One of the most vulnerable segments of the population is the extreme poor in Peru’s isolated rural areas. So when the Peruvian government set out to create a national program to address the issue of rural poverty, its leaders took inspiration from previous successful programs. Two programs operating in Peru at the time offered promising paths to take. The “Graduation Approach” had originally been developed by BRAC in Bangladesh and then adapted by CGAP and the Ford Foundation at 10 sites in eight countries from 2006 – 2015, including in Peru. The other relevant model was a recently created agricultural program called Mi Chacra Productiva, or My Productive Farm. Both programs deployed diverse strategies to address extreme poverty.
The essential elements of the Graduation Approach are consumption support (that is, direct food relief or money with which to buy sufficient food), livelihood skills training, a transfer of productive assets, mobilization of savings, and life skills coaching. My Productive Farm focused on developing agricultural production skills and improving food security by providing a standard package of assets and training for all beneficiaries.
Based on these and other programs, the Peruvian government designed Mi Chacra Emprendedora, or My Entrepreneurial Farm, which offered a flexible menu of assets and technical training. Following successful testing in 2012, My Entrepreneurial Farm was launched in 2013 as Haku Wiñay, a nationwide program to promote social and economic inclusion of extremely poor rural families. Haku Wiñay means “We are going to grow” in the Andean Quechua language; in jungle regions the program is called Noa Jayatai, which means “We are going to grow” in the Shipibo language. (This case study will refer to the program as Haku Wiñay.)

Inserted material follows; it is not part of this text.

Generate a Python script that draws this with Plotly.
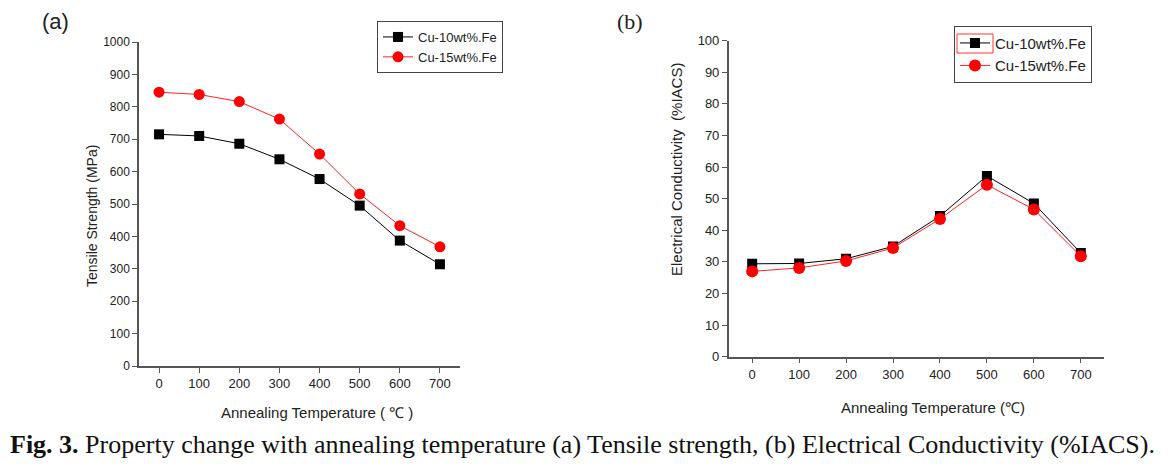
import plotly.graph_objects as go

temps = [0, 100, 200, 300, 400, 500, 600, 700]
series_names = ["Cu-10wt%.Fe", "Cu-15wt%.Fe"]
tensile_10 = [715, 710, 686, 638, 577, 495, 387, 314]
tensile_15 = [845, 838, 816, 762, 654, 531, 433, 368]
cond_10 = [29.4, 29.5, 31.0, 34.9, 44.5, 57.2, 48.5, 32.8]
cond_15 = [27.0, 28.1, 30.3, 34.4, 43.6, 54.4, 46.6, 31.8]
tensile_ticks = list(range(0, 1001, 100))
cond_ticks = list(range(0, 101, 10))

W, H = 1168, 469
def px(x): return x / W
def py(y): return (H - y) / H

SANS = "Liberation Sans, Arial"
SERIF = "Liberation Serif, Times New Roman"

fig = go.Figure()
fig.add_trace(go.Scatter(x=temps, y=tensile_10, name=series_names[0], mode="lines+markers",
                         line=dict(color="black", width=1), marker=dict(symbol="square", size=10, color="black"),
                         xaxis="x", yaxis="y", legend="legend"))
fig.add_trace(go.Scatter(x=temps, y=tensile_15, name=series_names[1], mode="lines+markers",
                         line=dict(color="#ff2020", width=1), marker=dict(symbol="circle", size=11, color="#ff0000"),
                         xaxis="x", yaxis="y", legend="legend"))
fig.add_trace(go.Scatter(x=temps, y=cond_10, name=series_names[0], mode="lines+markers",
                         line=dict(color="black", width=1), marker=dict(symbol="square", size=10, color="black"),
                         xaxis="x2", yaxis="y2", legend="legend2"))
fig.add_trace(go.Scatter(x=temps, y=cond_15, name=series_names[1], mode="lines+markers",
                         line=dict(color="#ff2020", width=1), marker=dict(symbol="circle", size=12, color="#ff0000"),
                         xaxis="x2", yaxis="y2", legend="legend2"))

axis_common = dict(showgrid=False, zeroline=False, showline=True, linecolor="#555555", linewidth=1.5,
                   ticks="outside", ticklen=5, tickcolor="#555555", tickwidth=1.2, automargin=False)

fig.update_layout(
    width=W, height=H, margin=dict(l=0, r=0, t=0, b=0, pad=0, autoexpand=False),
    paper_bgcolor="white", plot_bgcolor="white",
    xaxis=dict(domain=[px(139), px(460)], range=[-50, 750], tickvals=temps, anchor="y",
               tickfont=dict(family=SANS, size=13, color="#222"), **axis_common),
    yaxis=dict(domain=[py(366), py(42)], range=[0, 1000], tickvals=tensile_ticks, anchor="x",
               tickfont=dict(family=SANS, size=12, color="#222"), **axis_common),
    xaxis2=dict(domain=[px(728.7), px(1104.3)], range=[-50, 750], tickvals=temps, anchor="y2",
                tickfont=dict(family=SANS, size=13, color="#222"), **axis_common),
    yaxis2=dict(domain=[py(356.7), py(40.7)], range=[0, 100], tickvals=cond_ticks, anchor="x2",
                tickfont=dict(family=SANS, size=13, color="#222"), **axis_common),
    legend=dict(x=px(377), y=py(21), xanchor="left", yanchor="top", bgcolor="white",
                bordercolor="#444", borderwidth=1, font=dict(family=SANS, size=13, color="#222"),
                tracegroupgap=0, itemwidth=30),
    legend2=dict(x=px(954), y=py(25.7), xanchor="left", yanchor="top", bgcolor="rgba(0,0,0,0)",
                 bordercolor="#444", borderwidth=1, font=dict(family=SANS, size=15, color="#222"),
                 tracegroupgap=0, itemwidth=30),
    showlegend=True,
)

def label(text, x, y, size, family=SANS, angle=0, xanchor="center", color="#222"):
    return dict(text=text, x=px(x), y=py(y), xref="paper", yref="paper", showarrow=False,
                xanchor=xanchor, yanchor="middle", textangle=angle,
                font=dict(family=family, size=size, color=color))

ann = [
    label("(a)", 55, 22, 22),
    label("(b)", 630, 22, 22, family=SERIF),
    label("Tensile Strength (MPa)", 92, 216, 14, angle=-90),
    label("Annealing Temperature ( ℃ )", 317, 412, 15),
    label("Electrical Conductivity  (%IACS)", 676, 170, 15, angle=-90),
    label("Annealing Temperature (℃)", 933, 407, 15),
    label("<b>Fig. 3.</b> Property change with annealing temperature (a) Tensile strength, (b) Electrical Conductivity (%IACS).",
          8, 444, 26, family=SERIF, xanchor="left", color="#111"),
]
fig.update_layout(annotations=ann)

fig.add_shape(type="rect", xref="paper", yref="paper", x0=px(957), x1=px(993), y0=py(53), y1=py(34),
              line=dict(color="#ff3030", width=1), layer="above")

fig.write_html("out.html", config={"displayModeBar": False},
               post_script="document.body.style.margin='0';document.body.style.overflow='hidden';")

The central insight guiding the Graduation Approach in Peru is a recognition that extreme poverty requires more than cash transfers. A decade before creating Haku Wiñay, Peru began distributing conditional cash transfers (CCTs) to the extreme poor through the Juntos (Spanish for “Together”) program. Juntos delivers a stipend of about $70 every two months to poor mothers in rural areas to help them buy more food to improve family health and well-being. In return, the women are required to keep their children in school and take them to regular health check-ups. But policymakers recognized that the transfers alone were insufficient to spark the significant changes ultimately necessary to address extreme poverty.
Peruvian policymakers recognized the need for the additional skills-building services that a Graduation Approach provides. Poverty experts in Peru (and elsewhere) are generally realistic about the capacity of any one intervention to “graduate” anyone from poverty permanently. Thee power of the Graduation Approach as one that gives participants hope and a sense that they are embarking on a different, more purposeful way of life.
This case study of the Graduation Approach in Peru provides insights into the success of the model and recommendations on how programs can be scaled up.